Task prompt: Leave out the pictures and set down exactly the lines from the start of the listing through the one with "width=2pt, fill=white, minimum", both included.

Records for this task:

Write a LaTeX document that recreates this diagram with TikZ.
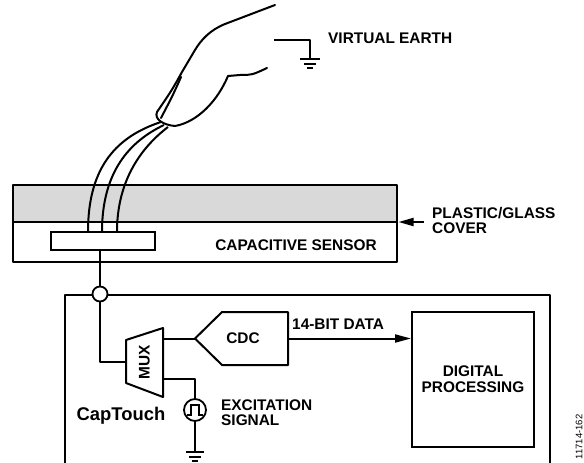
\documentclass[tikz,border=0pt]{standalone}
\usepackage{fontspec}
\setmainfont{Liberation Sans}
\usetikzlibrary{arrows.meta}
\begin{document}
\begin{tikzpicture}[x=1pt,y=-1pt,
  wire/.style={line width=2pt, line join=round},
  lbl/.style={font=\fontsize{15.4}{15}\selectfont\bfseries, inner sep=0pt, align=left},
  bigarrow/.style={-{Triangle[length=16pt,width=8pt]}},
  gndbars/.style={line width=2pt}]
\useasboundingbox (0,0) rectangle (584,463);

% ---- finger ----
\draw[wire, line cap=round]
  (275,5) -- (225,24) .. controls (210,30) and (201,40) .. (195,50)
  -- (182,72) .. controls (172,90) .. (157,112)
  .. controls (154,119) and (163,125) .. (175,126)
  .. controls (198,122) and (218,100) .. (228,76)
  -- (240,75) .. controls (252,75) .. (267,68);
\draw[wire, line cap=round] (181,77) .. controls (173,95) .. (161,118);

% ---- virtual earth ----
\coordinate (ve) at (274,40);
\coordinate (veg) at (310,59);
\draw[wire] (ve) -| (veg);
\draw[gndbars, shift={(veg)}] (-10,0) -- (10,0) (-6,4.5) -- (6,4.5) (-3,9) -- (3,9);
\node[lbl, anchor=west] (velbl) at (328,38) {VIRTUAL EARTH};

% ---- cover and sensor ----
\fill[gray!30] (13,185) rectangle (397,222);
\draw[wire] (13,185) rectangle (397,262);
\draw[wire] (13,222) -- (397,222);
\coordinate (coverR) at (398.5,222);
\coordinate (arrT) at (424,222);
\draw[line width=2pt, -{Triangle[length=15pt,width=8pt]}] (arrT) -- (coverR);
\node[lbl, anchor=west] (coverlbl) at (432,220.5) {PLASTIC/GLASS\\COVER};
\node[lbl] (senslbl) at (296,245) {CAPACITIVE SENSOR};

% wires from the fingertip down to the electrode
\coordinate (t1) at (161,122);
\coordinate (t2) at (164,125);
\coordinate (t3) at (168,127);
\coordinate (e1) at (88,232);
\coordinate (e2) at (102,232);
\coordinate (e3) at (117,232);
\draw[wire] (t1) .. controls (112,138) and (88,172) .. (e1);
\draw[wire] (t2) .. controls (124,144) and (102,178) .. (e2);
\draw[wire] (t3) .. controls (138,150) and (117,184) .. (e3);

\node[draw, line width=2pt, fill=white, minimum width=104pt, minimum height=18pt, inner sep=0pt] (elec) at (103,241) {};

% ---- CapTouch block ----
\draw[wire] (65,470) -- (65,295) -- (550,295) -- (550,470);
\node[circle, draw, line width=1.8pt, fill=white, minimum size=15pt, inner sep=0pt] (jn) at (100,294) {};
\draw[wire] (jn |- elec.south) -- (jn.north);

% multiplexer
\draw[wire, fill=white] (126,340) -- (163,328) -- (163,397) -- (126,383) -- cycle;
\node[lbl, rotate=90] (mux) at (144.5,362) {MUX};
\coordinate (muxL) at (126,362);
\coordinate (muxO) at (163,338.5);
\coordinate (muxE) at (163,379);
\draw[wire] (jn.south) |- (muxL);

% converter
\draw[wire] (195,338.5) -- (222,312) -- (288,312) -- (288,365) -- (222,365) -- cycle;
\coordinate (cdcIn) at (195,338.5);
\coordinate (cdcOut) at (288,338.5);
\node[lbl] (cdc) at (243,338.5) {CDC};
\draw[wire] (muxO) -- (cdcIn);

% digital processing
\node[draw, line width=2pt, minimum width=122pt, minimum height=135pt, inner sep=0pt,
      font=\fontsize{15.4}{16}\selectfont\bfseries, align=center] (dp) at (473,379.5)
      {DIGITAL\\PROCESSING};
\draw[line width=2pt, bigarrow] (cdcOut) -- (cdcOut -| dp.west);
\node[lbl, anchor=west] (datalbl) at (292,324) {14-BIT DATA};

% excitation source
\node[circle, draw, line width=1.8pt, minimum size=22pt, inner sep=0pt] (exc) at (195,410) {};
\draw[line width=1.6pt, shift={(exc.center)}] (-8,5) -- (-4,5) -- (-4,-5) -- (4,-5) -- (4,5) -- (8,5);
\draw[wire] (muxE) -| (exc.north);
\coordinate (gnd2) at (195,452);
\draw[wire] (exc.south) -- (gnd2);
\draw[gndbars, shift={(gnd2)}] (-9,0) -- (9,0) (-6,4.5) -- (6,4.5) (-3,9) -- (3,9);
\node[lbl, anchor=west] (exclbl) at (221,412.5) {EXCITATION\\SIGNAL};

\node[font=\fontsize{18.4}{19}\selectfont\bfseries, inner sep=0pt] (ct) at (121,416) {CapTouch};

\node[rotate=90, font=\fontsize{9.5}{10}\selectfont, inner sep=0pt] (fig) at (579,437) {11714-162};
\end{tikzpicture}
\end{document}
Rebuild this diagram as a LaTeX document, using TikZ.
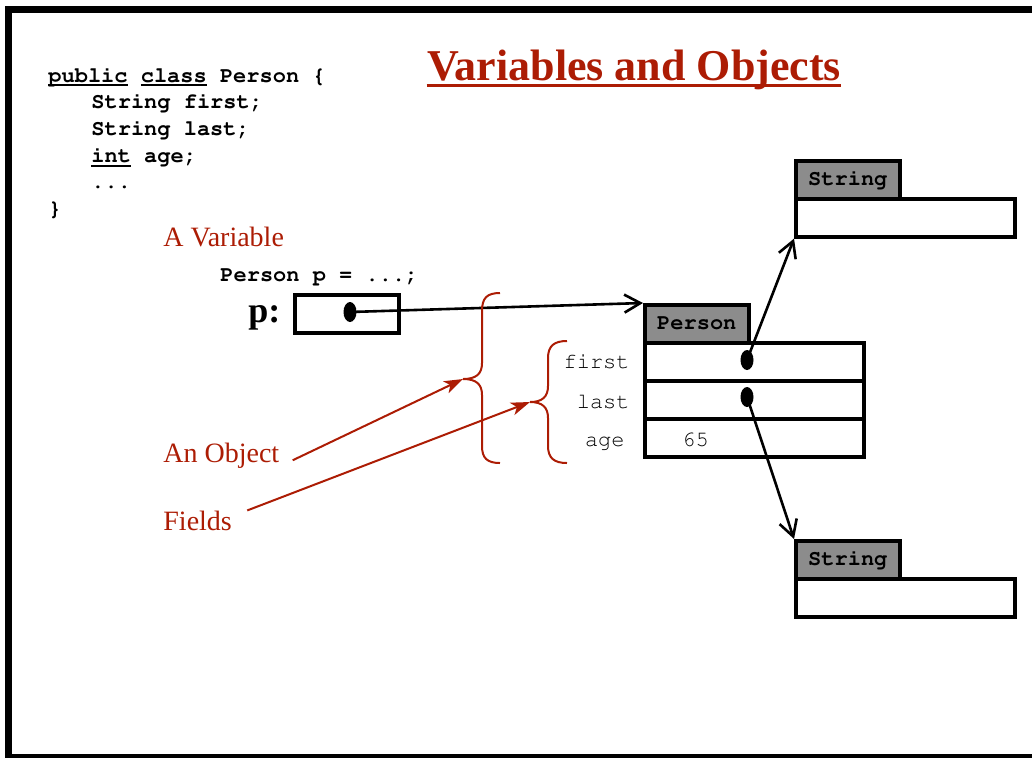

The completed task:
Write a LaTeX document that recreates this diagram with TikZ.
\documentclass[tikz,border=0pt]{standalone}
\usepackage{fontspec}
\setmainfont{Liberation Sans}
\usetikzlibrary{arrows.meta}
\begin{document}
\begin{tikzpicture}[x=1pt,y=-1pt,
  wire/.style={line width=2pt, line join=round},
  lbl/.style={font=\fontsize{15.4}{15}\selectfont\bfseries, inner sep=0pt, align=left},
  bigarrow/.style={-{Triangle[length=16pt,width=8pt]}},
  gndbars/.style={line width=2pt}]
\useasboundingbox (0,0) rectangle (584,463);

% ---- finger ----
\draw[wire, line cap=round]
  (275,5) -- (225,24) .. controls (210,30) and (201,40) .. (195,50)
  -- (182,72) .. controls (172,90) .. (157,112)
  .. controls (154,119) and (163,125) .. (175,126)
  .. controls (198,122) and (218,100) .. (228,76)
  -- (240,75) .. controls (252,75) .. (267,68);
\draw[wire, line cap=round] (181,77) .. controls (173,95) .. (161,118);

% ---- virtual earth ----
\coordinate (ve) at (274,40);
\coordinate (veg) at (310,59);
\draw[wire] (ve) -| (veg);
\draw[gndbars, shift={(veg)}] (-10,0) -- (10,0) (-6,4.5) -- (6,4.5) (-3,9) -- (3,9);
\node[lbl, anchor=west] (velbl) at (328,38) {VIRTUAL EARTH};

% ---- cover and sensor ----
\fill[gray!30] (13,185) rectangle (397,222);
\draw[wire] (13,185) rectangle (397,262);
\draw[wire] (13,222) -- (397,222);
\coordinate (coverR) at (398.5,222);
\coordinate (arrT) at (424,222);
\draw[line width=2pt, -{Triangle[length=15pt,width=8pt]}] (arrT) -- (coverR);
\node[lbl, anchor=west] (coverlbl) at (432,220.5) {PLASTIC/GLASS\\COVER};
\node[lbl] (senslbl) at (296,245) {CAPACITIVE SENSOR};

% wires from the fingertip down to the electrode
\coordinate (t1) at (161,122);
\coordinate (t2) at (164,125);
\coordinate (t3) at (168,127);
\coordinate (e1) at (88,232);
\coordinate (e2) at (102,232);
\coordinate (e3) at (117,232);
\draw[wire] (t1) .. controls (112,138) and (88,172) .. (e1);
\draw[wire] (t2) .. controls (124,144) and (102,178) .. (e2);
\draw[wire] (t3) .. controls (138,150) and (117,184) .. (e3);

\node[draw, line width=2pt, fill=white, minimum width=104pt, minimum height=18pt, inner sep=0pt] (elec) at (103,241) {};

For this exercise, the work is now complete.